--- start of Data extract ---
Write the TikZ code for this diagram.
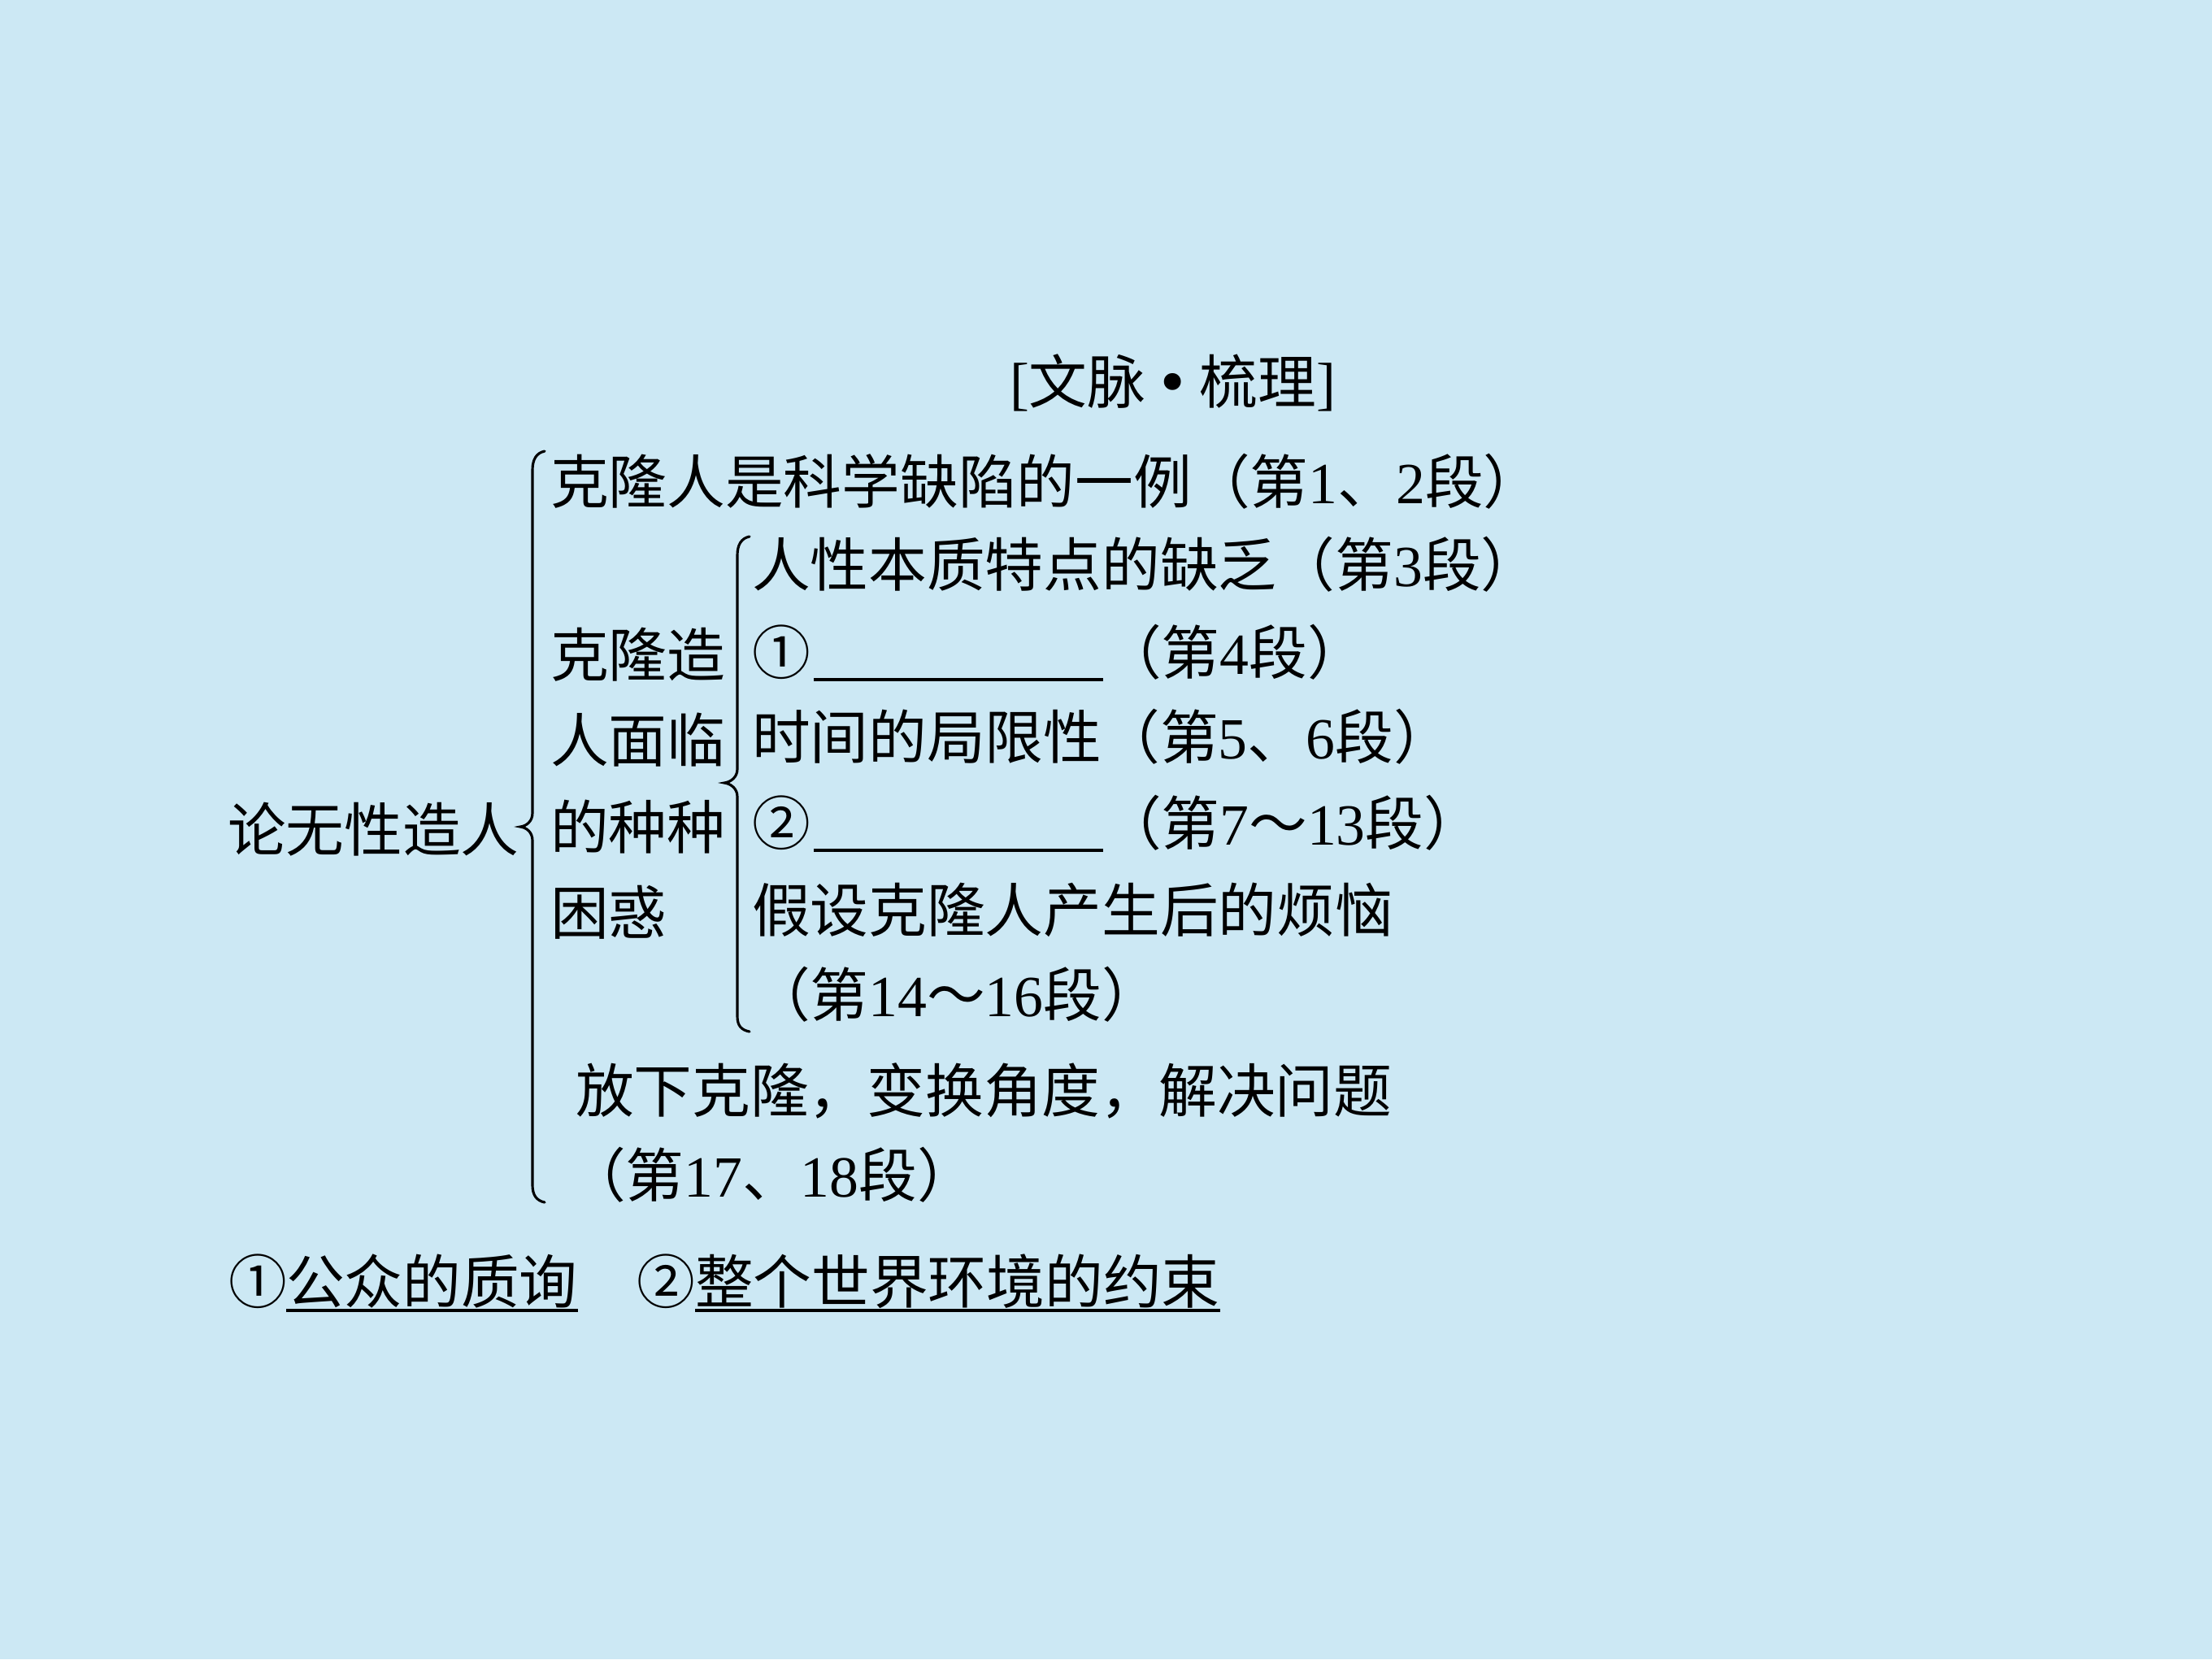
\documentclass[tikz,border=0pt]{standalone}
\usepackage{fontspec}
\setmainfont{Noto Sans CJK SC}
\newfontfamily\lat{Liberation Serif}
\newfontfamily\dv{DejaVu Sans}
\usetikzlibrary{calc}
\definecolor{bg}{RGB}{204,232,244}
\begin{document}
\begin{tikzpicture}[x=0.01cm,y=-0.01cm,
  txt/.style={anchor=base west,inner sep=0pt,outer sep=0pt,font=\fontsize{20.4pt}{24pt}\selectfont},
  bracepath/.style={line width=0.9pt,line cap=round},
  uline/.style={line width=1.1pt}]
\fill[bg] (0,0) rectangle (2721,2041);
\useasboundingbox (0,0) rectangle (2721,2041);

% title
\node[txt] (title) at (1242,496) {{\lat[}文脉{\dv\,•\,}梳理{\lat]}};

% root
\node[txt] (root) at (280,1047) {论无性造人};

% outer brace
\draw[bracepath] (670,555) .. controls (660,557) and (655,565) .. (655,578)
  -- (655,1000) .. controls (655,1010) and (648,1016) .. (640,1017)
  .. controls (648,1018) and (655,1024) .. (655,1034)
  -- (655,1458) .. controls (655,1470) and (660,1477) .. (670,1479);

% first branch
\node[txt] (b1) at (677,619) {克隆人是科学缺陷的一例（第{\lat 1}、{\lat 2}段）};

% middle branch label
\node[txt] (m1) at (677,832) {克隆造};
\node[txt] (m2) at (677,937) {人面临};
\node[txt] (m3) at (677,1044) {的种种};
\node[txt] (m4) at (677,1149) {困惑};

% inner brace
\draw[bracepath] (922,660) .. controls (912,662) and (907,670) .. (907,683)
  -- (907,946) .. controls (907,956) and (899,962) .. (891,963)
  .. controls (899,964) and (907,970) .. (907,980)
  -- (907,1250) .. controls (907,1262) and (912,1267) .. (922,1269);

% inner items
\node[txt] (i1) at (925,721) {人性本质特点的缺乏（第{\lat 3}段）};
\node[txt] (c1) at (925,829) {①};
\node[txt] (p1) at (1357,829) {（第{\lat 4}段）};
\draw[uline] ($(c1.base east)+(4,7)$) -- ($(p1.base west)+(0,7)$);
\node[txt] (i3) at (925,933) {时间的局限性（第{\lat 5}、{\lat 6}段）};
\node[txt] (c2) at (925,1039) {②};
\node[txt] (p2) at (1357,1039) {（第{\lat 7}～{\lat 13}段）};
\draw[uline] ($(c2.base east)+(4,7)$) -- ($(p2.base west)+(0,7)$);
\node[txt] (i5) at (925,1146) {假设克隆人产生后的烦恼};
\node[txt] (i5b) at (925,1250) {（第{\lat 14}～{\lat 16}段）};

% last branch
\node[txt] (b3) at (708,1368) {放下克隆，变换角度，解决问题};
\node[txt] (b3b) at (698,1472) {（第{\lat 17}、{\lat 18}段）};

% answers
\node[txt] (a1) at (281,1603) {①};
\node[txt] (a1t) at (352,1603) {公众的质询};
\node[txt] (a2) at (783,1603) {②};
\node[txt] (a2t) at (855,1603) {整个世界环境的约束};
\draw[uline] ($(a1t.base west)+(0,9)$) -- ($(a1t.base east)+(0,9)$);
\draw[uline] ($(a2t.base west)+(0,9)$) -- ($(a2t.base east)+(0,9)$);
\end{tikzpicture}
\end{document}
--- end of Data extract ---
## What you will do
Go from the first line of the listing to the line holding "(root) at (280,1047)" and, please, transcribe those lines exactly, both included, with no pictures.

## Task output
Write the TikZ code for this diagram.
\documentclass[tikz,border=0pt]{standalone}
\usepackage{fontspec}
\setmainfont{Noto Sans CJK SC}
\newfontfamily\lat{Liberation Serif}
\newfontfamily\dv{DejaVu Sans}
\usetikzlibrary{calc}
\definecolor{bg}{RGB}{204,232,244}
\begin{document}
\begin{tikzpicture}[x=0.01cm,y=-0.01cm,
  txt/.style={anchor=base west,inner sep=0pt,outer sep=0pt,font=\fontsize{20.4pt}{24pt}\selectfont},
  bracepath/.style={line width=0.9pt,line cap=round},
  uline/.style={line width=1.1pt}]
\fill[bg] (0,0) rectangle (2721,2041);
\useasboundingbox (0,0) rectangle (2721,2041);

% title
\node[txt] (title) at (1242,496) {{\lat[}文脉{\dv\,•\,}梳理{\lat]}};

% root
\node[txt] (root) at (280,1047) {论无性造人};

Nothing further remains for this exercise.